Jesus rode into the city of Jerusalem acclaimed by the crowd as “king” (Lk 19, 38). The journey into the city reaches its climax when Jesus enters the Temple. Seeing the profanation of the Temple of Jerusalem, with the prophetic protest, Jesus drives out the merchants from there. Jesus’ action in a way is in continuation of the protest by the prophets of old against the profanation of the Temple of Jerusalem. For Isaiah and Jeremiah (the prophets quoted here in this episode) had protested against the desecration of the Temple of God. Jesus’ action is to be understood in the light of the words of the prophets quoted by him in justification for his action when asked by the chief priests and scribes. Prophet Isaiah sees the purpose of the Temple as universal in scope, as meant for all (all nations). Even those considered outcasts by Israel – the Gentiles – would also take their place in the Temple (Isa 56, 7). To restrict the Temple only for some (Jews) was against the plan of God.
Besides, the Temple is for prayer and worship. Therefore, the abuse of the Temple for business and profiteering is a serious crime. Prophet Jeremiah in his Temple speech had decried against the profanation of the Temple by those who come to worship in it after having disobeyed God’s Law (Jer 7, 1-15). Therefore the cleansing of the Temple from all that is connected with the service of Mammon (Lk 16, 13) is the first step Jesus takes before he begins to do what actually ought to be done in the Temple, namely, teaching the people about God’s will (Law). As we could see in the following episodes, Jesus will use the Temple precisely for teaching the people (Lk 20, 1 – 21, 38).

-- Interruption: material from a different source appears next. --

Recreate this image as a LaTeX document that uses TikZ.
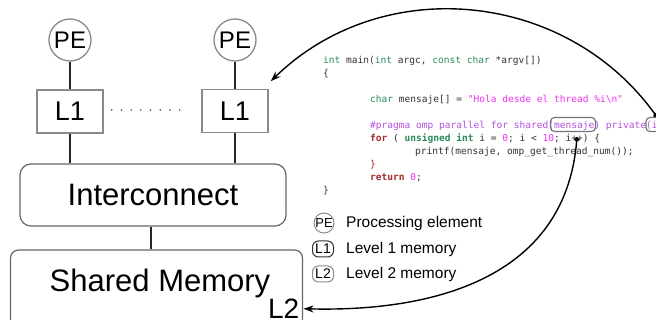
\documentclass[tikz,border=0pt]{standalone}
\usepackage{fontspec}
\setmainfont{Liberation Sans}
\newfontfamily\codefont{DejaVu Sans Mono}
\usetikzlibrary{arrows.meta}

\definecolor{edgegray}{RGB}{138,138,138}
\definecolor{cgreen}{RGB}{40,140,90}
\definecolor{cred}{RGB}{165,40,45}
\definecolor{cmag}{RGB}{240,50,240}
\definecolor{cpurple}{RGB}{180,80,220}
\definecolor{ctext}{RGB}{50,50,50}

\newcommand{\fs}[1]{\fontsize{#1}{#1}\selectfont}

\tikzset{
  pe/.style={circle,draw=edgegray,line width=1.3pt,minimum size=42pt,inner sep=0pt,font=\fs{24}},
  lone/.style={rectangle,draw=edgegray,line width=1.5pt,minimum width=66pt,minimum height=43pt,inner sep=0pt,font=\fs{27}},
  bus/.style={rectangle,rounded corners=11pt,draw=black!60,line width=1.2pt,minimum width=266pt,minimum height=62pt,inner sep=0pt,font=\fs{31}},
  mem/.style={rectangle,rounded corners=8pt,draw=black!60,line width=1.2pt,minimum width=292pt,minimum height=100pt,inner sep=0pt},
  wire/.style={line width=1.4pt,black!85},
  hl/.style={rectangle,rounded corners=4pt,draw=black!55,line width=1.1pt,minimum height=14pt,inner sep=0pt},
  link/.style={line width=1.4pt,{Circle[length=5pt]}-{Stealth[length=10pt,width=7pt]}},
  codeline/.style={anchor=base west,inner sep=0pt,text=ctext,font=\codefont\fs{9.55}},
  keytext/.style={anchor=west,inner sep=0pt,font=\fs{15.5}},
}

\begin{document}
\begin{tikzpicture}[x=1pt,y=-1pt]
\clip (0,0) rectangle (656,320);

% processing elements and their caches
\node[pe] (pea) at (70,40) {PE};
\node[pe] (peb) at (235,40) {PE};
\node[lone] (l1a) at (70,111.5) {L1};
\node[lone] (l1b) at (235,111) {L1};
\foreach \k in {0,...,7}
  \fill[black!75] ([xshift=8+9.7*\k,yshift=1.5]l1a.east) circle (0.85);

\node[bus] (ic) at (153,195) {Interconnect};
\node[mem] (sm) at (156.5,300) {};
\node[font=\fs{31}] (smtext) at (160,283) {Shared Memory};
\node[font=\fs{28},anchor=base east,inner sep=0pt] (l2) at (299.5,318.5) {L2};

\draw[wire] (pea) -- (l1a);
\draw[wire] (peb) -- (l1b);
\draw[wire] (l1a) -- (l1a |- ic.north);
\draw[wire] (l1b) -- (l1b |- ic.north);
\draw[wire] ([xshift=-2]ic.south) -- ([xshift=-2]ic.south |- sm.north);

% source code
\node[codeline] (c0) at (323,63.5) {\textcolor{cgreen}{int} main(\textcolor{cgreen}{int} argc, \textcolor{cgreen}{const} \textcolor{cgreen}{char} *argv[])};
\node[codeline] (c1) at (323,76.5) {\{};
\node[codeline] (c3) at (370,102.5) {\textcolor{cgreen}{char} mensaje[] = \textcolor{cmag}{"Hola desde el thread \%i\textbackslash n"}};
\node[codeline] (c5) at (370,128.5) {\textcolor{cpurple}{\#pragma omp parallel for shared(mensaje) private(i)}};
\node[codeline] (c6) at (370,141.5) {\textbf{\textcolor{cred}{for}} ( \textbf{\textcolor{cgreen}{unsigned int}} i = \textcolor{cmag}{0}; i < \textcolor{cmag}{10}; i++) \{};
\node[codeline] (c7) at (415,154.5) {printf(mensaje, omp\_get\_thread\_num());};
\node[codeline] (c8) at (370,167.5) {\textcolor{cred}{\}}};
\node[codeline] (c9) at (370,180.5) {\textbf{\textcolor{cred}{return}} \textcolor{cmag}{0};};
\node[codeline] (c10) at (323,193.5) {\}};

\node[hl,minimum width=45pt] (shr) at (573,124.5) {};
\node[hl,minimum width=22pt] (privi) at (657,124.5) {};
\coordinate (ipp) at (577,137);

% legend
\node[circle,draw=edgegray,line width=1pt,minimum size=20pt,inner sep=0pt,font=\fs{13}] (kpe) at (324,223) {PE};
\node[rectangle,rounded corners=6pt,draw=black!80,line width=1pt,minimum width=21pt,minimum height=16pt,inner sep=0pt,font=\fs{14}] (kl1) at (323,249) {L1};
\node[rectangle,rounded corners=6pt,draw=edgegray,line width=1pt,minimum width=21pt,minimum height=16pt,inner sep=0pt,font=\fs{14}] (kl2) at (323,274) {L2};
\node[keytext] (tpe) at (346,223) {Processing element};
\node[keytext] (tl1) at (346,249.5) {Level 1 memory};
\node[keytext] (tl2) at (346,274.5) {Level 2 memory};

% arrows
\draw[link] (privi.north) .. controls (565,-10) and (382,-27) .. ([shift={(2,-7.5)}]l1b.north east);
\draw[link] (ipp) .. controls (565,280) and (430,312) .. ([xshift=4]l2.east);
\end{tikzpicture}
\end{document}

By going directly to the Temple of Jerusalem Jesus seems to fulfil what was foretold by prophet Malachi: “The Lord whom you seek will suddenly come to his temple” (Mal 3, 1). This text, though not alluded to in the episode, was echoed earlier in the gospel of Luke (Lk 19, 38) when Jesus was acclaimed as “the one who comes.” Thus Jesus, the King, the one who comes, the prophet, purges the Temple of all that destroyed its character as a house of prayer and prepares it for his own ministry of teaching.